Goal: Using the material below, repeat exactly the lines from the one with "Give me the Chart.js source for this chart." through the one with "const yTitle = 'Entropy';", ends included, without any images.

**********

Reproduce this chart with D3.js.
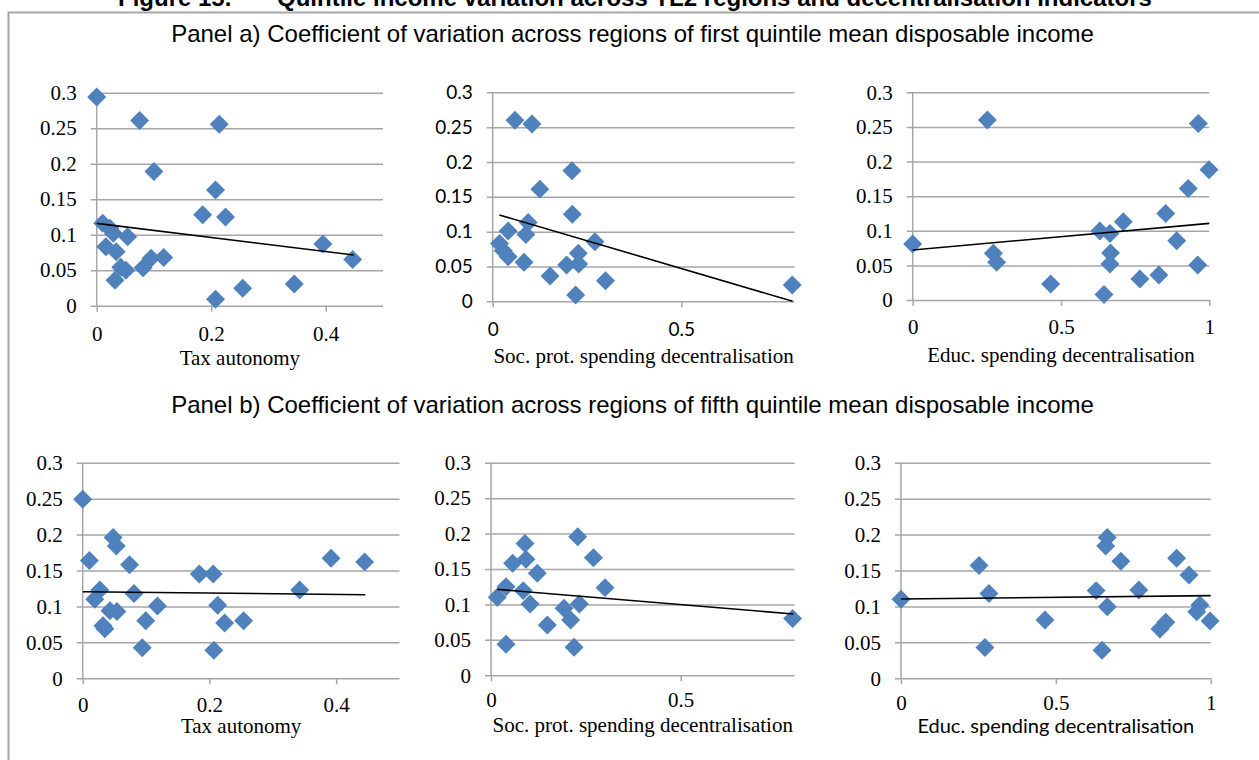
<!DOCTYPE html>
<html lang="en">
<head>
<meta charset="UTF-8">
<title>Figure 15</title>
<style>
  body { margin: 0; background: #fff; }
  svg text { fill: #000; }
  .grid line { stroke: #a6a6a6; stroke-width: 1.5; }
  .xax line { stroke: #a6a6a6; stroke-width: 1.5; }
</style>
</head>
<body>
<svg id="chart" width="1259" height="760"></svg>
<script src="https://d3js.org/d3.v7.min.js"></script>
<script>
// values: [x, coefficient of variation]
var taxQ1 = [[0,0.294],[0.075,0.261],[0.214,0.2555],[0.100,0.189],[0.2075,0.163],[0.185,0.128],
  [0.225,0.125],[0.0105,0.116],[0.023,0.109],[0.029,0.102],[0.054,0.097],[0.016,0.083],
  [0.034,0.076],[0.395,0.087],[0.447,0.065],[0.095,0.067],[0.117,0.068],[0.081,0.0535],
  [0.042,0.054],[0.051,0.050],[0.032,0.036],[0.255,0.0245],[0.345,0.0305],[0.2075,0.009]];
var socQ1 = [[0.059,0.260],[0.104,0.2545],[0.210,0.1875],[0.125,0.161],[0.211,0.125],[0.094,0.113],
  [0.041,0.101],[0.088,0.096],[0.018,0.083],[0.271,0.0856],[0.028,0.0727],[0.041,0.064],
  [0.227,0.069],[0.083,0.056],[0.196,0.052],[0.228,0.0535],[0.152,0.0363],[0.299,0.0296],
  [0.220,0.009],[0.794,0.0234]];
var educQ1 = [[0.2515,0.260],[0.963,0.255],[0.999,0.188],[0.929,0.161],[0.853,0.125],[0.710,0.113],
  [0.631,0.0997],[0.665,0.096],[0,0.081],[0.890,0.0857],[0.272,0.0674],[0.283,0.0544],
  [0.667,0.068],[0.665,0.052],[0.961,0.0506],[0.465,0.023],[0.766,0.0303],[0.830,0.036],
  [0.645,0.008]];
var taxQ5 = [[0,0.249],[0.048,0.196],[0.053,0.184],[0.0105,0.164],[0.074,0.158],[0.184,0.145],
  [0.206,0.145],[0.392,0.167],[0.445,0.162],[0.3425,0.123],[0.027,0.123],[0.019,0.110],
  [0.081,0.118],[0.118,0.1006],[0.213,0.1015],[0.043,0.094],[0.054,0.093],[0.0995,0.080],
  [0.224,0.077],[0.254,0.080],[0.032,0.073],[0.035,0.069],[0.094,0.0426],[0.207,0.039]];
var socQ5 = [[0.2285,0.1956],[0.0896,0.186],[0.270,0.166],[0.0923,0.1636],[0.057,0.158],[0.122,0.144],
  [0.3006,0.1237],[0.0395,0.125],[0.0167,0.110],[0.085,0.1195],[0.103,0.1006],[0.233,0.1006],
  [0.1925,0.0945],[0.210,0.078],[0.1485,0.071],[0.795,0.080],[0.0395,0.0437],[0.219,0.0395]];
var educQ5 = [[0.666,0.196],[0.661,0.184],[0.890,0.167],[0.710,0.163],[0.252,0.157],[0.930,0.1437],
  [0,0.110],[0.284,0.118],[0.630,0.122],[0.768,0.123],[0.666,0.0997],[0.965,0.102],
  [0.955,0.0927],[0.998,0.0797],[0.465,0.081],[0.836,0.0686],[0.855,0.078],[0.271,0.043],
  [0.649,0.039]];

// linear trend lines as drawn: [[xStart, yStart], [xEnd, yEnd]]
var trendTaxQ1 = [[0,0.116],[0.449,0.0714]];
var trendSocQ1 = [[0.0176,0.124],[0.795,0]];
var trendEducQ1 = [[0,0.0722],[1,0.1107]];
var trendTaxQ5 = [[0,0.1205],[0.446,0.1163]];
var trendSocQ5 = [[0.0167,0.1213],[0.797,0.0865]];
var trendEducQ5 = [[0,0.1103],[1,0.115]];

var yTicks = [0, 0.05, 0.1, 0.15, 0.2, 0.25, 0.3];
var taxTicks = [0, 0.2, 0.4];
var socTicks = [0, 0.5];
var educTicks = [0, 0.5, 1];

var SERIF = "'Liberation Serif', 'Times New Roman', serif";
var SANS = "Lato, 'Open Sans', sans-serif";
var ARIAL = "'Liberation Sans', Arial, sans-serif";

var panels = [
  {data: taxQ1, trend: trendTaxQ1, xMax: 0.5, xTicks: taxTicks, left: 96.7, right: 383, top: 92.7, bottom: 305.7,
   label: "Tax autonomy", tickFont: SERIF, labelFont: SERIF, tickDy: 35, labelDy: 59},
  {data: socQ1, trend: trendSocQ1, xMax: 0.8, xTicks: socTicks, left: 492.7, right: 794.5, top: 92.3, bottom: 301.3,
   label: "Soc. prot. spending decentralisation", tickFont: SANS, labelFont: SERIF, tickDy: 35, labelDy: 62},
  {data: educQ1, trend: trendEducQ1, xMax: 1, xTicks: educTicks, left: 912.7, right: 1209.3, top: 92.3, bottom: 300,
   label: "Educ. spending decentralisation", tickFont: SERIF, labelFont: SERIF, tickDy: 34, labelDy: 62},
  {data: taxQ5, trend: trendTaxQ5, xMax: 0.5, xTicks: taxTicks, left: 82.7, right: 399.5, top: 462.7, bottom: 678.3,
   label: "Tax autonomy", tickFont: SERIF, labelFont: SERIF, tickDy: 34, labelDy: 55},
  {data: socQ5, trend: trendSocQ5, xMax: 0.8, xTicks: socTicks, left: 491, right: 794.5, top: 462.7, bottom: 675.3,
   label: "Soc. prot. spending decentralisation", tickFont: SERIF, labelFont: SERIF, tickDy: 32, labelDy: 57},
  {data: educQ5, trend: trendEducQ5, xMax: 1, xTicks: educTicks, left: 901, right: 1210.7, top: 462.7, bottom: 678.3,
   label: "Educ. spending decentralisation", tickFont: SERIF, labelFont: SANS, tickDy: 32, labelDy: 55}
];

var svg = d3.select("#chart");

// frame
svg.append("path")
  .attr("d", "M8.5,760 V12.5 H1259")
  .attr("fill", "none").attr("stroke", "#a6a6a6").attr("stroke-width", 2);

// figure title, cut at the top edge
var head = svg.append("text").attr("y", 6)
  .style("font", "bold 24px " + ARIAL);
head.append("tspan").attr("x", 118).text("Figure 15.");
head.append("tspan").attr("x", 277).text("Quintile income variation across TL2 regions and decentralisation indicators");

svg.append("text").attr("x", 632.5).attr("y", 42).attr("text-anchor", "middle")
  .style("font", "24px " + ARIAL)
  .text("Panel a) Coefficient of variation across regions of first quintile mean disposable income");
svg.append("text").attr("x", 632.5).attr("y", 412.5).attr("text-anchor", "middle")
  .style("font", "24px " + ARIAL)
  .text("Panel b) Coefficient of variation across regions of fifth quintile mean disposable income");

function fmt(v) { return String(+v.toFixed(2)); }

panels.forEach(function(p) {
  var x = d3.scaleLinear().domain([0, p.xMax]).range([p.left, p.right]);
  var y = d3.scaleLinear().domain([0, 0.3]).range([p.bottom, p.top]);
  var g = svg.append("g");

  // gridlines + y labels
  var gy = g.append("g").attr("class", "grid")
    .attr("transform", "translate(" + p.right + ",0)")
    .call(d3.axisLeft(y).tickValues(yTicks).tickFormat(fmt)
      .tickSize(p.right - p.left + 6).tickPadding(14));
  gy.select(".domain").remove();
  gy.selectAll("text").attr("fill", "#000")
    .style("font-family", p.tickFont).style("font-size", p.tickFont === SANS ? "19px" : "21px");

  // y axis line
  g.append("line").attr("x1", x(0)).attr("x2", x(0)).attr("y1", y(0.3)).attr("y2", y(0))
    .attr("stroke", "#a6a6a6").attr("stroke-width", 1.5);

  // x ticks + labels
  var gx = g.append("g").attr("class", "xax")
    .attr("transform", "translate(0," + p.bottom + ")")
    .call(d3.axisBottom(x).tickValues(p.xTicks).tickFormat(fmt).tickSize(6));
  gx.select(".domain").remove();
  gx.selectAll("text").attr("y", p.tickDy).attr("dy", null).attr("fill", "#000")
    .style("font-family", p.tickFont).style("font-size", p.tickFont === SANS ? "19px" : "21px");

  g.append("text").attr("x", (p.left + p.right) / 2).attr("y", p.bottom + p.labelDy)
    .attr("text-anchor", "middle")
    .style("font-family", p.labelFont).style("font-size", p.labelFont === SANS ? "20px" : "21px")
    .text(p.label);

  // markers
  g.selectAll("path.pt").data(p.data).enter().append("path")
    .attr("class", "pt")
    .attr("d", d3.symbol(d3.symbolSquare, 180)())
    .attr("transform", function(d) { return "translate(" + x(d[0]) + "," + y(d[1]) + ") rotate(45)"; })
    .attr("fill", "#4f81bd");

  // trend line
  g.append("path").datum(p.trend)
    .attr("d", d3.line().x(function(d) { return x(d[0]); }).y(function(d) { return y(d[1]); }))
    .attr("fill", "none").attr("stroke", "#000").attr("stroke-width", 1.6);
});
</script>
</body>
</html>
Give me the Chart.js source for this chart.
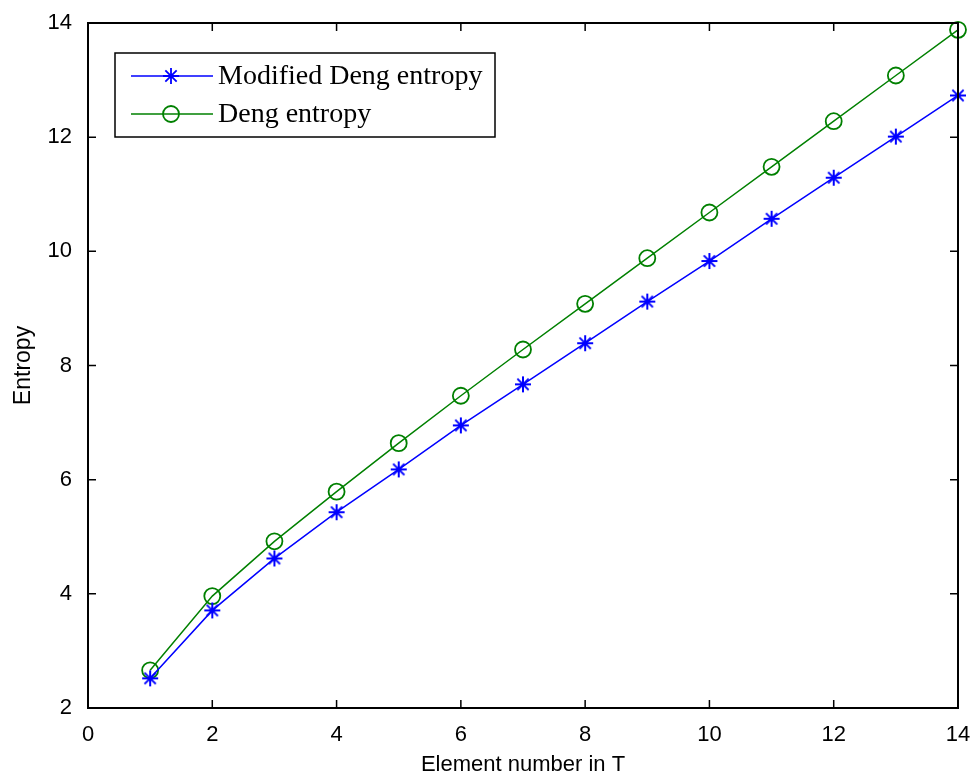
<!DOCTYPE html>
<html>
<head>
<meta charset="utf-8">
<script src="https://cdn.jsdelivr.net/npm/chart.js@4.4.1/dist/chart.umd.min.js"></script>
<style>
html,body{margin:0;padding:0;background:#fff;}
#wrap{width:973px;height:778px;}
</style>
</head>
<body>
<div id="wrap"><canvas id="c" width="973" height="778"></canvas></div>
<script>
const elementNumbers = [1,2,3,4,5,6,7,8,9,10,11,12,13,14];
const modifiedDeng = [2.52,3.71,4.62,5.43,6.18,6.95,7.67,8.39,9.12,9.83,10.57,11.29,12.01,12.73];
const dengEntropy = [2.66,3.96,4.92,5.79,6.64,7.47,8.28,9.08,9.88,10.68,11.48,12.28,13.08,13.88];
const xTicks = [0,2,4,6,8,10,12,14];
const yTicks = [2,4,6,8,10,12,14];
const seriesLabels = ['Modified Deng entropy','Deng entropy'];
const xTitle = 'Element number in T';
const yTitle = 'Entropy';

const tickFont = '"Liberation Sans Narrow","Liberation Sans",Arial,sans-serif';
const legendFont = '"Liberation Serif","Times New Roman",serif';

function starPath(ctx, x, y, r){
  ctx.beginPath();
  for(let i=0;i<4;i++){
    const a = i*Math.PI/4;
    ctx.moveTo(x-r*Math.cos(a), y-r*Math.sin(a));
    ctx.lineTo(x+r*Math.cos(a), y+r*Math.sin(a));
  }
  ctx.stroke();
}

const frame = {
  id:'frame',
  afterDatasetsDraw(chart){
    const {ctx, chartArea:a, scales:{x,y}} = chart;
    ctx.save();
    ctx.strokeStyle='#000';
    ctx.lineWidth=2;
    ctx.strokeRect(a.left,a.top,a.right-a.left,a.bottom-a.top);
    ctx.lineWidth=1.5;
    const L=8;
    ctx.beginPath();
    xTicks.forEach(v=>{
      const px=x.getPixelForValue(v);
      ctx.moveTo(px,a.bottom); ctx.lineTo(px,a.bottom-L);
      ctx.moveTo(px,a.top); ctx.lineTo(px,a.top+L);
    });
    yTicks.forEach(v=>{
      const py=y.getPixelForValue(v);
      ctx.moveTo(a.left,py); ctx.lineTo(a.left+L,py);
      ctx.moveTo(a.right,py); ctx.lineTo(a.right-L,py);
    });
    ctx.stroke();

    // legend
    const lx=115, ly=53, lw=380, lh=84;
    ctx.fillStyle='#fff';
    ctx.fillRect(lx,ly,lw,lh);
    ctx.lineWidth=1.5;
    ctx.strokeStyle='#000';
    ctx.strokeRect(lx,ly,lw,lh);
    const rows=[
      {label:seriesLabels[0], color:'#0000ff', marker:'star', y:ly+23},
      {label:seriesLabels[1], color:'#008000', marker:'circle', y:ly+61}
    ];
    rows.forEach(r=>{
      ctx.strokeStyle=r.color;
      ctx.lineWidth=1.5;
      ctx.beginPath(); ctx.moveTo(131,r.y); ctx.lineTo(213,r.y); ctx.stroke();
      ctx.lineWidth=1.8;
      if(r.marker==='star'){ starPath(ctx,171,r.y,8); }
      else { ctx.beginPath(); ctx.arc(171,r.y,8,0,Math.PI*2); ctx.stroke(); }
      ctx.fillStyle='#000';
      ctx.font='28px '+legendFont;
      ctx.textBaseline='middle';
      ctx.textAlign='left';
      ctx.fillText(r.label,218,r.y+1);
    });
    ctx.restore();
  }
};

const starStyle = (function(){
  const c=document.createElement('canvas');
  c.width=20;c.height=20;
  const g=c.getContext('2d');
  g.strokeStyle='#0000ff'; g.lineWidth=2;
  starPath(g,10,10,8);
  return c;
})();

new Chart(document.getElementById('c'),{
  type:'line',
  data:{
    datasets:[
      {label:seriesLabels[0], data:elementNumbers.map((v,i)=>({x:v,y:modifiedDeng[i]})),
       borderColor:'#0000ff', borderWidth:1.5, pointStyle:starStyle, pointRadius:8,
       backgroundColor:'#0000ff', fill:false, tension:0, clip:false},
      {label:seriesLabels[1], data:elementNumbers.map((v,i)=>({x:v,y:dengEntropy[i]})),
       borderColor:'#008000', borderWidth:1.5, pointStyle:'circle', pointRadius:8,
       pointBorderWidth:1.8, pointBackgroundColor:'rgba(0,0,0,0)', pointBorderColor:'#008000', fill:false, tension:0, clip:false}
    ]
  },
  options:{
    responsive:false,
    animation:false,
    layout:{padding:{top:23,right:15,left:0,bottom:0}},
    plugins:{legend:{display:false},tooltip:{enabled:false}},
    scales:{
      x:{type:'linear',min:0,max:14,
        afterBuildTicks(s){s.ticks=xTicks.map(v=>({value:v}));},
        afterFit(s){s.height=70; s.paddingRight=0; s.paddingLeft=0;},
        grid:{display:false},
        border:{display:false},
        ticks:{color:'#000',font:{family:tickFont,size:22},padding:6,maxRotation:0},
        title:{display:true,text:xTitle,color:'#000',font:{family:tickFont,size:22},padding:{top:4,bottom:0}}
      },
      y:{type:'linear',min:2,max:14,
        afterBuildTicks(s){s.ticks=yTicks.map(v=>({value:v}));},
        afterFit(s){s.width=88; s.paddingTop=0; s.paddingBottom=0;},
        grid:{display:false},
        border:{display:false},
        ticks:{color:'#000',font:{family:tickFont,size:22},padding:8},
        title:{display:true,text:yTitle,color:'#000',font:{family:tickFont,size:23},padding:{top:10,bottom:0}}
      }
    }
  },
  plugins:[frame]
});
</script>
</body>
</html>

**********

Output for this task:
Give me the Chart.js source for this chart.
<!DOCTYPE html>
<html>
<head>
<meta charset="utf-8">
<script src="https://cdn.jsdelivr.net/npm/chart.js@4.4.1/dist/chart.umd.min.js"></script>
<style>
html,body{margin:0;padding:0;background:#fff;}
#wrap{width:973px;height:778px;}
</style>
</head>
<body>
<div id="wrap"><canvas id="c" width="973" height="778"></canvas></div>
<script>
const elementNumbers = [1,2,3,4,5,6,7,8,9,10,11,12,13,14];
const modifiedDeng = [2.52,3.71,4.62,5.43,6.18,6.95,7.67,8.39,9.12,9.83,10.57,11.29,12.01,12.73];
const dengEntropy = [2.66,3.96,4.92,5.79,6.64,7.47,8.28,9.08,9.88,10.68,11.48,12.28,13.08,13.88];
const xTicks = [0,2,4,6,8,10,12,14];
const yTicks = [2,4,6,8,10,12,14];
const seriesLabels = ['Modified Deng entropy','Deng entropy'];
const xTitle = 'Element number in T';
const yTitle = 'Entropy';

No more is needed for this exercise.